Task instructions
Return the lines where the word "matplotlib" occurs.

Provided material
———
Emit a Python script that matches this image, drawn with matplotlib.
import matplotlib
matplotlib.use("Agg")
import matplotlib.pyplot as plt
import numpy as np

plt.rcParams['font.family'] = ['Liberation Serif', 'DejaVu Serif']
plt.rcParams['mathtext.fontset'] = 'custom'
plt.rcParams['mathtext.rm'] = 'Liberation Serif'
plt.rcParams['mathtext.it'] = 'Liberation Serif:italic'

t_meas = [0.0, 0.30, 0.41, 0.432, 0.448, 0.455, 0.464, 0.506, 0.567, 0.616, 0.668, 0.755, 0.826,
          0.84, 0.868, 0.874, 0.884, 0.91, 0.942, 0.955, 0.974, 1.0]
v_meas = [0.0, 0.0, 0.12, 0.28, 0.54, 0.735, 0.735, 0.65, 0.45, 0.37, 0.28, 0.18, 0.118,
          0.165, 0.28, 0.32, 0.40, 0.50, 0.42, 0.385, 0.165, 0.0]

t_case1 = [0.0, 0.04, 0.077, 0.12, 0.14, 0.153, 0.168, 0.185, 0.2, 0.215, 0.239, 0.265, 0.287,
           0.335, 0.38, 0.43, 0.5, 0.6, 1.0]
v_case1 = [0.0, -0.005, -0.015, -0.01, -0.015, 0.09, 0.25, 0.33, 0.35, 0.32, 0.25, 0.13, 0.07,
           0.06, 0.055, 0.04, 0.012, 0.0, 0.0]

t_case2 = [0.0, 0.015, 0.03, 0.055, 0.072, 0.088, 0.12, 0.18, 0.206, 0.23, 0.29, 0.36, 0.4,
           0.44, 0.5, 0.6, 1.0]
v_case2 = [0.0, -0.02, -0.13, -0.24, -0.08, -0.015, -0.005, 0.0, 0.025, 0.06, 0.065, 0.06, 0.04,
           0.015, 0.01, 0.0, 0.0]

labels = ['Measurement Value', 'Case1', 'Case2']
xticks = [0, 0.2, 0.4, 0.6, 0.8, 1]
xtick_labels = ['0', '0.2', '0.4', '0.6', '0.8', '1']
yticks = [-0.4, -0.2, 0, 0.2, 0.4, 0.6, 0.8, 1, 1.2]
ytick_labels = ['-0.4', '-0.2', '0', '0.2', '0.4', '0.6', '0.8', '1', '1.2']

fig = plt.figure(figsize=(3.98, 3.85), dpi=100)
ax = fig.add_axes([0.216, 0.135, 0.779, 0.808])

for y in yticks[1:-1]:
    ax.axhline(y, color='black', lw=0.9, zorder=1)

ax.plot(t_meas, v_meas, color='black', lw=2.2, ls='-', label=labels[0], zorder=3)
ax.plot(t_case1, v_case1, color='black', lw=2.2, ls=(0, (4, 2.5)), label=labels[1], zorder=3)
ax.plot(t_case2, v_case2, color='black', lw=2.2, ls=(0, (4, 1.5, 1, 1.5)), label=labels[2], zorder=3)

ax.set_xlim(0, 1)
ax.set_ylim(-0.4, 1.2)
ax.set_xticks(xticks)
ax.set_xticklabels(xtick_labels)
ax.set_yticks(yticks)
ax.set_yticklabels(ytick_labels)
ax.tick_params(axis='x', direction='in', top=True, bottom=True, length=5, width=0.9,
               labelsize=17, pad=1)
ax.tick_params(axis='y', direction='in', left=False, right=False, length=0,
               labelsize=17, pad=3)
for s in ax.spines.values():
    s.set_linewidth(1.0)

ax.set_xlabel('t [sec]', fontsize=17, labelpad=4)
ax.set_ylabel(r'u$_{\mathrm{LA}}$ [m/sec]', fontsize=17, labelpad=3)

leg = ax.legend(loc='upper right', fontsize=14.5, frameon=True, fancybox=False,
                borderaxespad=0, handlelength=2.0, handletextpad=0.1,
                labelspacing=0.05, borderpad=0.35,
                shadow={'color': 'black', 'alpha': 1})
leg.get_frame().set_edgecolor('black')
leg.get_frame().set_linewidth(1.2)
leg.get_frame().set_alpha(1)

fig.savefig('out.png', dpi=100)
———
Exercise result
Emit a Python script that matches this image, drawn with matplotlib.
import matplotlib
matplotlib.use("Agg")
import matplotlib.pyplot as plt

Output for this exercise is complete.